To continue on the deaf subject, Mathias’ program shows the audience the sign language and the English words at the same time. I thought that was a cool way to incorporate a deaf character while still making the audience be able to understand her, but they only use the program twice. There are a bunch of scenes with both Amaya and Mathias signing to each other where people who don’t know sign language wouldn’t be able to understand, including yours truly. It’s frustrating being left out of the conversation like this and it makes for a poor cinematic experience.
Apart from the previously mention AJ, most of the other character’s death scenes were nothing special. Some were off-screen and the rest just weren’t very inventive. Mathias’ was the worst of the bunch as he simply gets hit by a car. Is that really the best we could do? It was super obvious, but unlike AJ’s it wasn’t at all inventive. It’s a poor scene to end your movie on.
Finally, this Dark Web has lots of plot holes. A lot of things feel very convenient and I think some rewrites could have tightened up the movie. I get it, a real-time film like this is going to have some plot convenience, but there’s a little too much for me to swallow.
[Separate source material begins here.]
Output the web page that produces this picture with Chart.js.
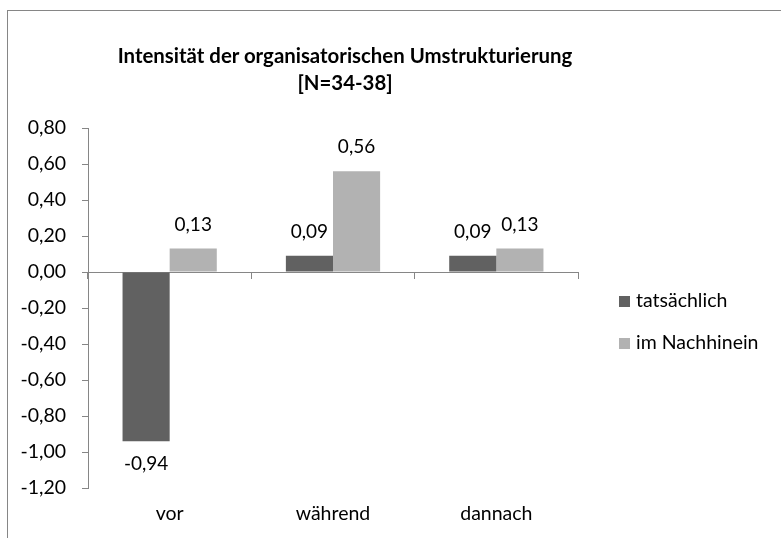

Unfriended: Dark Web Final Verdict: 6/10: Okay
Unfriended: Dark Web is alright. It’s got some chilling scenes and some horrifying ideas to fill your imagination. It also has solid tension, good acting, and one excellent death scene. But our lead character and the love interest aren’t great, the sign language scenes were frustrating, most of the death scenes were uninspired, and there were simply too many plot holes. If you liked the first Unfriended, go ahead and watch this one when it comes out on Netflix. I’ll give it a tentative recommendation, just don’t spend any money on it. It’s not bad, just nothing special.